You might think all SUV’s and pickups should be up to the job of going off-road, right? Not on your life. Most SUV’s on the market these days are designed for city driving due to their popularity and riding height. The only problem is, they can’t hack a good old off-road adventure. So what should you look for when searching out a rugged off-road SUV? Let’s look at the essential points.
It makes sense to drive a vehicle that is higher above the ground than regular city cars as it has to cover rugged terrain with less chance of scraping rocks, embankments and other obstacles, as well as drive through low streams or rivers you may come across. It also helps lower the risk of losing a rear bumper. Most four-wheel drives have a decent 200mm (roughly 8 inches) to 300mm (roughly 12 inches) clearance height. Compare this to 130mm (just over 5 inches) up to 160mm (6.2 inches) for passenger cars. You want to minimize the undercarriage impact as much as possible, especially if you can’t see what’s below running water currents.
Common sense tells you that a front-wheel drive will just not cope past a few small pebbles. A shorter four-wheel drive wheelbase with large terrain designed tires will do the job just fine. Specially designed all-terrain tires have better puncture resistance and help with traction when driving through loose gravel, sand, mud and much, much more. The longer the wheelbase (or smaller the tires), the more chance of undercarriage damage. Also keep at least one (if not two) spare tires onboard as there is more chance of tire damage on rugged terrain. Consider locking differentials for your vehicles traction. The differential accounts for the variation traveled between right and left wheels. AWD’s (All-Wheel Drives) and a number of Four-Wheel Drives have an added center differential to account for the difference between front and rear wheels. Without this, taking a vehicle off-road would make it very hard to control or move with conviction.
The best four-wheel drives are the ones with the ability for all the tires to move freely up and down within the wheel arches. The suspension needs to work in unison with the tires to keep contact with whatever the obstacle is you’re trying to drive over. Keeping contact with the surface of the obstacle gives the vehicle more chance of finding traction instead of wheels that hang in the air looking for inspiration. This is why traditionally real off-roaders have stuck to live axles (a beam connecting the right and left wheels) instead of the independent suspension systems found in makes such as the Land Rover or Mitsubishi Pajero.
Dual Range Transfer Case
What is a dual-range transfer case I hear you say? Most off-road SUV’s and pick-up trucks have this separate set of gear ratios that are set to make all gears lower. It’s aimed to help engine braking down steep hills, allow the vehicle to crawl at low speed, and make it easier to climb really steep hills regular gears couldn’t do. Traditionally there was a second gear lever to work the gears in rough and rugged terrain, however newer vehicles have a button or dial to do the work. Not all capable pickups and SUV’s have dual-range transfer cases but it’s something to seriously consider.

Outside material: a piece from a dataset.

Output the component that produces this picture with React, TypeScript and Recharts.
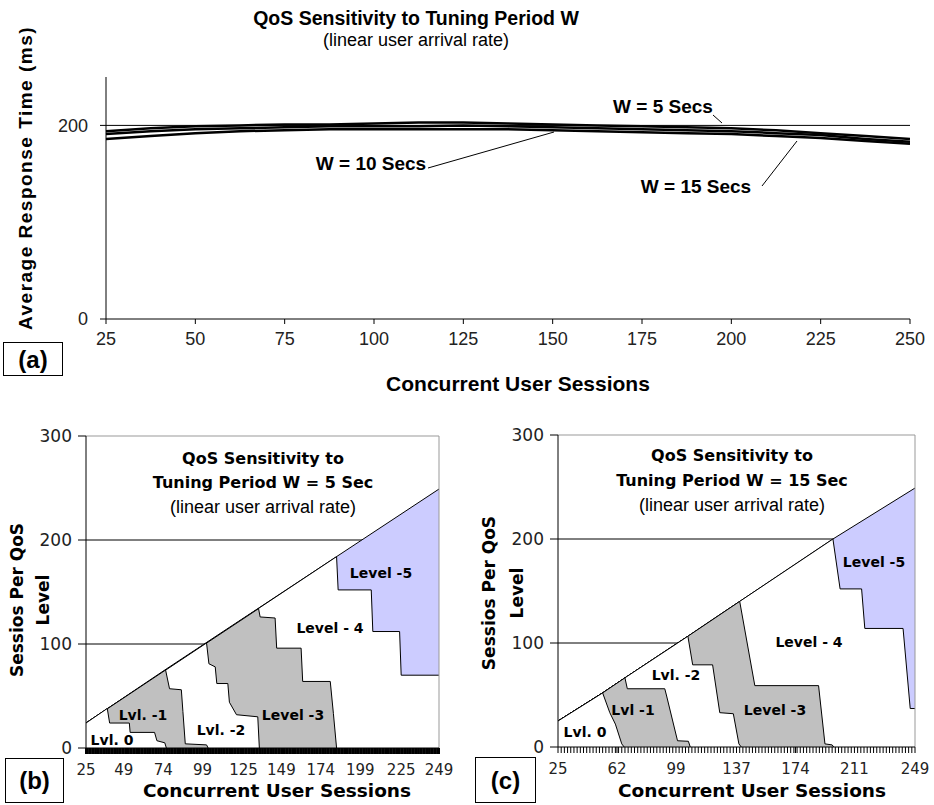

While all vehicles have some sort of under-carriage protection, in most cases it is plastic which is not only cheaper, but is designed to improve aerodynamics and reduce fuel usage. However, plastic is known to crack and become brittle with age, so most people wanting to go off-road will want to invest in some serious metal coverings for the engine, transmission, and fuel tank. This allows the vehicle to easily deflect a scrape or hit underneath reducing damage to the vehicle overall. While on the subject of being under the vehicle, you will probably need some sort of exhaust snorkel which usually runs up the side of the front window allowing the air intake/output at a higher level if you know you will be traveling across rivers or other water trails. Learn what the vehicles air intake is and what it’s depth rating is, and always gain experience through extreme off-road companies or groups to understand the correct speeds to enter large moving water rapids or rivers.
So which vehicles would I recommend?
The vehicles that I consider worth checking out are the Toyota FJ Cruiser, Nissan Xterra 4×4, Jeep Wrangler, and the Hummer H3T. Just make sure you have a thorough inspection carried out before purchasing a used off-roader as they have usually been driven hard and have the scars to prove it. Once you have one however, you will not look back as you take on the outdoors for thrills and spills.